Comment by tptacek

13 days ago

It was by design very difficult to secure.

Arguably, so is the web. A long series of extremely complicated and constantly changing data formats that are nightmarishly difficult to parse, which has to be done in C++ for speed reasons, combined with a full scripting language, which has to be JIT compiled for speed reasons, combined with 30 years of legacy and a security model that was completely ad hoc and more discovered than designed (e.g. the different variants of the same origin policy). Take that and add on top a browser community that doesn't philosophically recognize any limits on what the web is meant to do, so it just keeps getting more and more APIs until one day both Mozilla and the Chrome team decided to just stop pretending and build full blown operating systems on top of them.

I don't think Flash was harder to secure than HTML itself. People just gave up trying because browser vendors used security to purge the web of anything they didn't control.

  • Right, so that was exactly what I was thinking when I wrote that. All three of Flash, PDF, and the browser DOM are expansive, ambitious metaformats, containers for every piece of technology that has ever had a bug.

    Your take on why Flash didn't survive is more cynical than mine. I genuinely think Apple threw up their hands at the prospect of attempting to solve a security problem on the same scale as the browser itself (something it took them a long time to get a handle on --- along with everyone else --- even after they put the kibosh on Flash).

    • My memory of this time is getting a bit fuzzy tbh, but from what I remember Google in the first part of the 2010s put Flash inside their renderer sandbox and Safari/Firefox were still lagging on browser sandboxing at that time. I think Adobe had shared the plugin code with Google to make this possible.

      There are certainly obvious issues with securing a third party codebase you don't control, and it's likely that the browser makers had more budget to spend on security than Adobe. But there was no technical reason Flash couldn't have been treated as an alternative rendering engine from a sandboxing perspective, and I think Chrome did it. Pepper was an initiative to generalize that. Blink is full of holes as other comments point out and it's only the kernel sandboxing that makes adding new features viable at all.

      I'm cynical because when the browser makers talked about phasing out plugins it wasn't primarily security they talked about. This blog post talks about speed and energy usage first:

      https://blog.google/products-and-platforms/products/chrome/s...

      The same language can be found in the announcement of their HTML5 by default strategy here:

      https://groups.google.com/a/chromium.org/g/chromium-dev/c/0w...

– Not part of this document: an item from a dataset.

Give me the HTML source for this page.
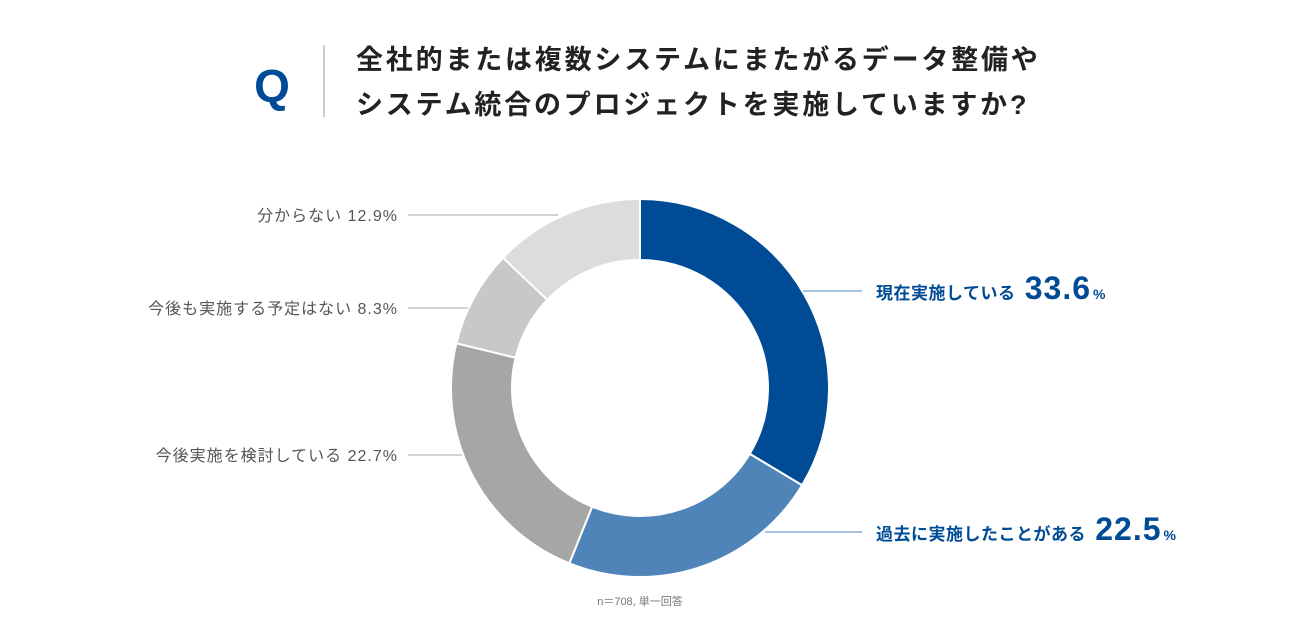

      "While Flash historically has been critical for rich media on the web, today in many cases HTML5 provides a more integrated media experience with faster load times and lower power consumption."

      Security isn't mentioned, perhaps because trying to argue that their own pile of C++ was somehow meaningfully more robust than Adobe's big pile of C++ wasn't going to be convincing.

      Their writings about this were also very heavy on "open web" ideology, although the SWF format was documented by that point and openness doesn't go well with deliberately wiping out a tech that was voluntarily deployed by 80%+ of websites. If openness means anything it means open to extension, which plugins provided and forcing everyone to use HTML5 did not. When they deprecated NPAPI they even sort of admitted to this:

      https://blog.chromium.org/2013/09/saying-goodbye-to-our-old-...

      "The Netscape Plug-in API (NPAPI) ushered in an early era of web innovation by offering the first standard mechanism to extend the browser. In fact, many modern web platform features—including video and audio support—first saw mainstream deployment through NPAPI-based plug-ins. But the web has evolved. Today’s browsers are speedier, safer, and more capable than their ancestors."

      I always found this blog post curiously worded. It has a Fukuyama-style "end of history" vibe to it. Yes plugins boosted innovation because the web platform always lagged years behind, but now the web has "evolved" and the innovation era isn't needed anymore.

      1 reply →

You mean intentionally?

I think they just had the focus on features and speed and fps. Not security nor efficency (battery life).

  • Not intentionally, but it's one of a couple 90s designs (PDF is another one) that turned out to be goliath security problems just architecturally.